┌─ Exercise data
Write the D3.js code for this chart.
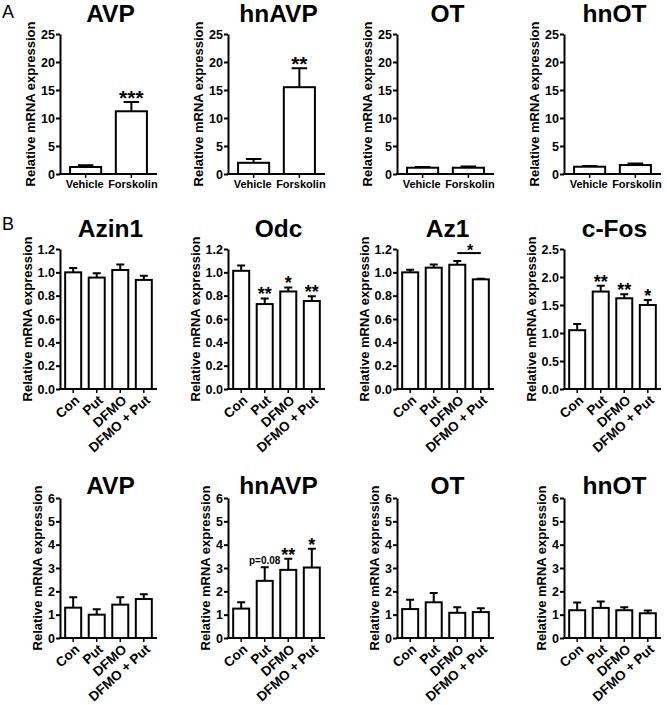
<!DOCTYPE html>
<html>
<head>
<meta charset="utf-8">
<script src="https://cdn.jsdelivr.net/npm/d3@7"></script>
<style>
body { margin: 0; background: #fff; }
svg text { font-family: "Liberation Sans", Arial, sans-serif; fill: #000; }
</style>
</head>
<body>
<svg id="fig" width="667" height="705"></svg>
<script>
// ---- panel A : vehicle vs forskolin ----
var groupsA = ["Vehicle", "Forskolin"];
var genesA = ["AVP", "hnAVP", "OT", "hnOT"];
var meanA = [[1.25, 11.2], [2.0, 15.5], [1.12, 1.12], [1.3, 1.6]];
var errA = [[0.3, 1.65], [0.7, 3.4], [0.15, 0.22], [0.12, 0.28]];
var starsA = [["", "***"], ["", "**"], ["", ""], ["", ""]];
var ticksA = [0, 5, 10, 15, 20, 25];

// ---- panel B : putrescine / DFMO ----
var groupsB = ["Con", "Put", "DFMO", "DFMO + Put"];

var genesB1 = ["Azin1", "Odc", "Az1", "c-Fos"];
var meanB1 = [[1.0, 0.955, 1.02, 0.935], [1.013, 0.728, 0.836, 0.754], [1.0, 1.04, 1.065, 0.94], [1.05, 1.74, 1.62, 1.5]];
var errB1 = [[0.037, 0.037, 0.048, 0.035], [0.045, 0.048, 0.035, 0.04], [0.022, 0.028, 0.032, 0.006], [0.11, 0.105, 0.07, 0.09]];
var starsB1 = [["", "", "", ""], ["", "**", "*", "**"], ["", "", "", ""], ["", "**", "**", "*"]];
var ticksB1 = [[0, 0.2, 0.4, 0.6, 0.8, 1.0, 1.2], [0, 0.2, 0.4, 0.6, 0.8, 1.0, 1.2], [0, 0.2, 0.4, 0.6, 0.8, 1.0, 1.2], [0, 0.5, 1.0, 1.5, 2.0, 2.5]];
// Az1: DFMO vs DFMO + Put comparison bar
var az1Bracket = ["DFMO", "DFMO + Put", 1.165, "*"];

var genesB2 = ["AVP", "hnAVP", "OT", "hnOT"];
var meanB2 = [[1.3, 1.0, 1.43, 1.67], [1.26, 2.45, 2.92, 3.02], [1.24, 1.53, 1.08, 1.11], [1.19, 1.29, 1.19, 1.06]];
var errB2 = [[0.45, 0.23, 0.32, 0.2], [0.27, 0.58, 0.48, 0.8], [0.4, 0.4, 0.24, 0.17], [0.33, 0.27, 0.13, 0.12]];
var starsB2 = [["", "", "", ""], ["", "p=0.08", "**", "*"], ["", "", "", ""], ["", "", "", ""]];
var ticksB2 = [0, 1, 2, 3, 4, 5, 6];

var svg = d3.select("#fig");
var lefts = [60, 228, 397, 564];
var W = 97, H = 140;

function panel(o) {
  var g = svg.append("g").attr("transform", "translate(" + o.left + "," + o.top + ")");
  var x = d3.scaleBand().domain(o.groups).range([0, W]).paddingInner(0.32).paddingOuter(0.22);
  var y = d3.scaleLinear().domain([0, o.ticks[o.ticks.length - 1]]).range([H, 0]);
  var bw = x.bandwidth();
  var data = o.groups.map(function(k, i) { return { k: k, m: o.means[i], e: o.errs[i], s: o.stars[i] }; });

  // error bars (upper only)
  g.selectAll(".err").data(data).enter().append("path")
    .attr("d", function(d) {
      var cx = x(d.k) + bw / 2, top = y(d.m + d.e);
      return "M" + cx + "," + y(d.m) + "V" + top + "M" + (cx - bw / 4) + "," + top + "H" + (cx + bw / 4);
    })
    .attr("fill", "none").attr("stroke", "#000").attr("stroke-width", 2);

  g.selectAll(".bar").data(data).enter().append("rect")
    .attr("x", function(d) { return x(d.k); })
    .attr("y", function(d) { return y(d.m); })
    .attr("width", bw)
    .attr("height", function(d) { return H - y(d.m); })
    .attr("fill", "#fff").attr("stroke", "#000").attr("stroke-width", 2);

  g.selectAll(".star").data(data.filter(function(d) { return d.s; })).enter().append("text")
    .attr("x", function(d) { return x(d.k) + bw / 2; })
    .attr("y", function(d) { return y(d.m + d.e); })
    .attr("dy", function(d) { return d.s[0] == "p" ? -3 : o.starDy; })
    .attr("text-anchor", "middle")
    .attr("font-weight", "bold")
    .attr("font-size", function(d) { return d.s[0] == "p" ? 10 : o.starSize; })
    .text(function(d) { return d.s; });

  var ya = g.append("g")
    .call(d3.axisLeft(y).tickValues(o.ticks).tickFormat(d3.format(o.fmt)).tickSize(4).tickPadding(1).tickSizeOuter(0));
  ya.selectAll("text").attr("font-size", 12.5).attr("font-weight", "bold").attr("font-family", null);
  ya.selectAll("line").attr("stroke-width", 2);
  ya.select(".domain").attr("stroke-width", 2);

  var xa = g.append("g").attr("transform", "translate(0," + H + ")")
    .call(d3.axisBottom(x).tickSize(4).tickPadding(2).tickSizeOuter(0));
  xa.select(".domain").attr("stroke-width", 2).attr("d", "M-1,0H" + W);
  xa.selectAll("line").attr("stroke-width", 1.5);
  var xt = xa.selectAll("text").attr("font-size", o.rotate ? 13.5 : 11).attr("font-weight", "bold").attr("font-family", null);
  if (o.rotate) {
    xt.attr("text-anchor", "end").attr("dy", "0.35em")
      .attr("transform", "translate(4,9) rotate(-42)").attr("y", 0);
  } else {
    xt.attr("dx", function(d, i) { return i ? 1.5 : -1; });
  }

  // y axis label next to the tick labels
  var bb = ya.node().getBBox();
  g.append("text")
    .attr("transform", "rotate(-90)")
    .attr("x", -H / 2).attr("y", bb.x - 6)
    .attr("text-anchor", "middle")
    .attr("font-size", 13).attr("font-weight", "bold")
    .text("Relative mRNA expression");

  g.append("text")
    .attr("x", W / 2 + 2).attr("y", o.titleY - o.top)
    .attr("text-anchor", "middle")
    .attr("font-size", 24.5).attr("font-weight", "bold")
    .text(o.title);

  return { g: g, x: x, y: y };
}

genesA.forEach(function(t, i) {
  panel({ left: lefts[i], top: 34, groups: groupsA, means: meanA[i], errs: errA[i], stars: starsA[i],
    ticks: ticksA, fmt: "d", title: t, titleY: 22, rotate: false, starSize: 21, starDy: 3 });
});

genesB1.forEach(function(t, i) {
  var p = panel({ left: lefts[i], top: 249, groups: groupsB, means: meanB1[i], errs: errB1[i], stars: starsB1[i],
    ticks: ticksB1[i], fmt: ".1f", title: t, titleY: 237, rotate: true, starSize: 18, starDy: 2 });
  if (t == "Az1") {
    var bw = p.x.bandwidth();
    var x1 = p.x(az1Bracket[0]) + bw / 2, x2 = p.x(az1Bracket[1]) + bw / 2, yy = p.y(az1Bracket[2]);
    p.g.append("line").attr("x1", x1).attr("x2", x2).attr("y1", yy).attr("y2", yy)
      .attr("stroke", "#000").attr("stroke-width", 2);
    p.g.append("text").attr("x", (x1 + x2) / 2 + 1).attr("y", yy).attr("dy", 3)
      .attr("text-anchor", "middle").attr("font-size", 16).attr("font-weight", "bold")
      .text(az1Bracket[3]);
  }
});

genesB2.forEach(function(t, i) {
  panel({ left: lefts[i], top: 498, groups: groupsB, means: meanB2[i], errs: errB2[i], stars: starsB2[i],
    ticks: ticksB2, fmt: "d", title: t, titleY: 494, rotate: true, starSize: 18, starDy: 2 });
});

svg.append("text").attr("x", 2).attr("y", 18).attr("font-size", 18).text("A");
svg.append("text").attr("x", 2).attr("y", 230).attr("font-size", 18).text("B");
</script>
</body>
</html>
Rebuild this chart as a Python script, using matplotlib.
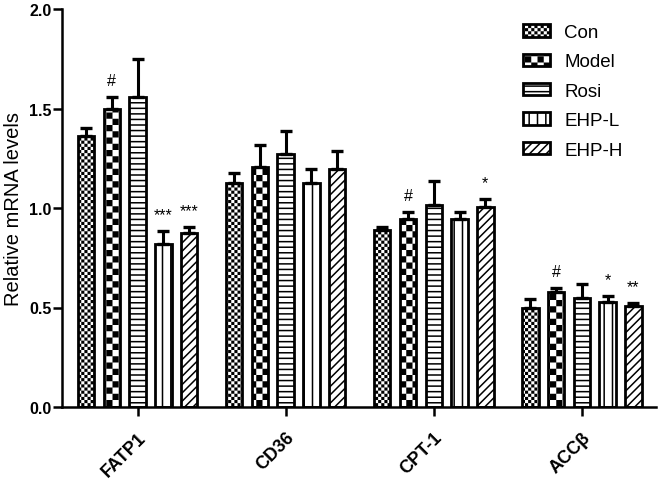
import numpy as np
import matplotlib
matplotlib.use('Agg')
import matplotlib.pyplot as plt
import matplotlib.hatch as mhatch
from matplotlib.path import Path

# gene groups and treatment series
genes = ['FATP1', 'CD36', 'CPT-1', 'ACCβ']
groups = ['Con', 'Model', 'Rosi', 'EHP-L', 'EHP-H']

con_mean = [1.36, 1.127, 0.888, 0.495]
con_err = [0.04, 0.05, 0.018, 0.047]
model_mean = [1.495, 1.207, 0.946, 0.578]
model_err = [0.065, 0.109, 0.035, 0.022]
rosi_mean = [1.56, 1.272, 1.013, 0.547]
rosi_err = [0.19, 0.117, 0.125, 0.071]
ehpl_mean = [0.82, 1.127, 0.943, 0.528]
ehpl_err = [0.065, 0.07, 0.038, 0.03]
ehph_mean = [0.876, 1.197, 1.006, 0.508]
ehph_err = [0.03, 0.089, 0.041, 0.017]

con_sig = ['', '', '', '']
model_sig = ['#', '', '#', '#']
rosi_sig = ['', '', '', '']
ehpl_sig = ['***', '', '', '*']
ehph_sig = ['***', '', '*', '**']

yticks = [0.0, 0.5, 1.0, 1.5, 2.0]


class Checker(mhatch.HatchPatternBase):
    """Filled checkerboard hatch (matplotlib has none built in)."""
    char = 'O'
    cells = 16

    def __init__(self, hatch, density):
        self.n = self.cells if self.char in hatch else 0
        self.num_vertices = (self.n * self.n // 2) * 5

    def set_vertices_and_codes(self, vertices, codes):
        n = self.n
        s = 1.0 / n
        pad = (plt.rcParams['hatch.linewidth'] / 72.0) / 2.0
        k = 0
        for i in range(n):
            for j in range(n):
                if (i + j) % 2:
                    continue
                x0, y0 = i * s + pad, j * s + pad
                x1, y1 = (i + 1) * s - pad, (j + 1) * s - pad
                vertices[k:k + 5] = [(x0, y0), (x1, y0), (x1, y1), (x0, y1), (x0, y0)]
                codes[k:k + 5] = [Path.MOVETO, Path.LINETO, Path.LINETO,
                                  Path.LINETO, Path.CLOSEPOLY]
                k += 5


class FineChecker(Checker):
    char = '.'
    cells = 32


mhatch._hatch_types[:] = [mhatch.HorizontalHatch, mhatch.VerticalHatch,
                          mhatch.NorthEastHatch, mhatch.SouthEastHatch,
                          FineChecker, Checker]

plt.rcParams['font.family'] = ['Liberation Sans', 'DejaVu Sans']
plt.rcParams['hatch.linewidth'] = 1.1
plt.rcParams['hatch.color'] = 'black'

means = [con_mean, model_mean, rosi_mean, ehpl_mean, ehph_mean]
errs = [con_err, model_err, rosi_err, ehpl_err, ehph_err]
sigs = [con_sig, model_sig, rosi_sig, ehpl_sig, ehph_sig]
hatches = ['.', 'O', '---', '||', '////']

fig = plt.figure(figsize=(6.61, 4.85), dpi=100)
ax = fig.add_axes([62 / 661, 77 / 485, 594 / 661, 398 / 485])

x = np.arange(len(genes))
pitch = 0.174
width = 0.111

for i, name in enumerate(groups):
    xs = x + (i - 2) * pitch
    ax.bar(xs, means[i], width, facecolor='white', edgecolor='black',
           linewidth=2.0, hatch=hatches[i], label=name, zorder=2)
    ax.errorbar(xs, means[i], yerr=[np.zeros(len(genes)), errs[i]], fmt='none',
                ecolor='black', elinewidth=2.2, capsize=4.5, capthick=2.4, zorder=3)
    for xi, m, e, s in zip(xs, means[i], errs[i], sigs[i]):
        if s:
            ax.annotate(s, (xi, m + e), xytext=(0, 6), textcoords='offset points',
                        ha='center', va='bottom', fontsize=11.5)

ax.set_xlim(-0.51, 3.50)
ax.set_ylim(0, 2.0)
ax.set_yticks(yticks)
ax.set_yticklabels([f'{t:.1f}' for t in yticks], fontsize=11.5, fontweight='bold')
ax.set_xticks(x)
ax.set_xticklabels(genes, fontsize=13, fontweight='bold', rotation=45,
                   ha='right', va='top', rotation_mode='anchor')
ax.tick_params(axis='both', direction='out', length=6.5, width=1.8, pad=1)
ax.tick_params(axis='x', pad=9)
ax.set_ylabel('Relative mRNA levels', fontsize=14.5)
ax.yaxis.set_label_coords(-0.066, 0.5)

for side in ['top', 'right']:
    ax.spines[side].set_visible(False)
for side in ['left', 'bottom']:
    ax.spines[side].set_linewidth(1.8)

ax.legend(loc='upper left', bbox_to_anchor=(523 / 661, 1 - 25 / 485),
          bbox_transform=fig.transFigure, frameon=False, fontsize=13.5,
          handlelength=1.44, handleheight=0.64, handletextpad=0.75,
          labelspacing=0.66, borderpad=0, borderaxespad=0)

fig.savefig('out.png', dpi=100)
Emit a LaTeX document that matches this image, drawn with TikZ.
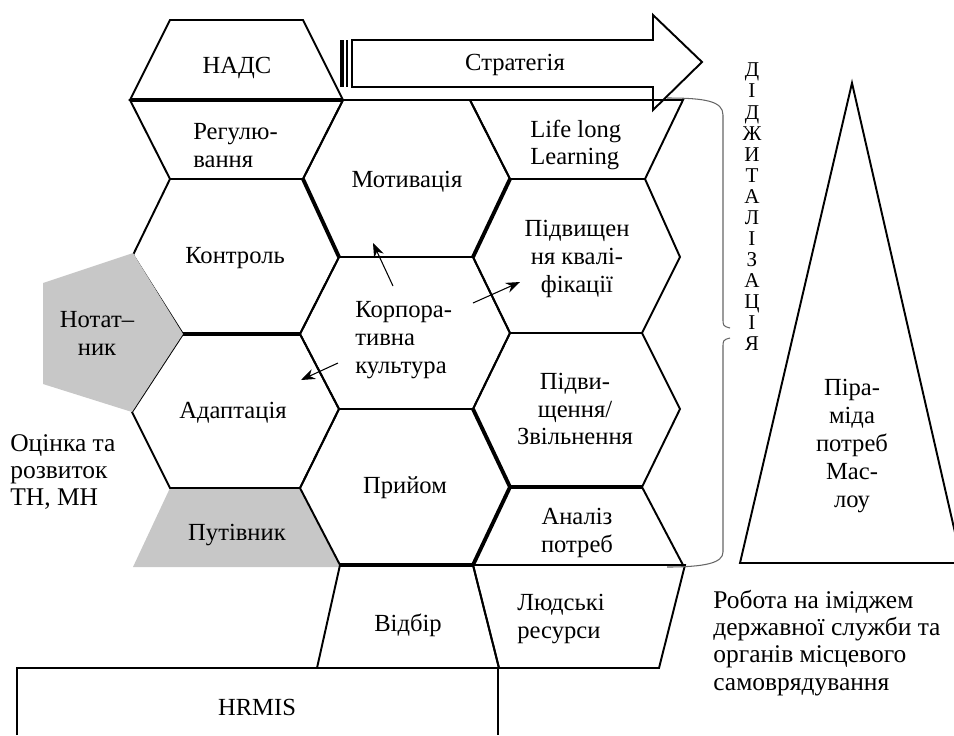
└─
Directive:
Retype the lines above exactly as they appear, from the line containing "Rebuild this chart" through the line containing "groups = ['Con', 'Model', 'Rosi', 'EHP-L', 'EHP-H']", and leave out any pictures.

Correct answer:
Rebuild this chart as a Python script, using matplotlib.
import numpy as np
import matplotlib
matplotlib.use('Agg')
import matplotlib.pyplot as plt
import matplotlib.hatch as mhatch
from matplotlib.path import Path

# gene groups and treatment series
genes = ['FATP1', 'CD36', 'CPT-1', 'ACCβ']
groups = ['Con', 'Model', 'Rosi', 'EHP-L', 'EHP-H']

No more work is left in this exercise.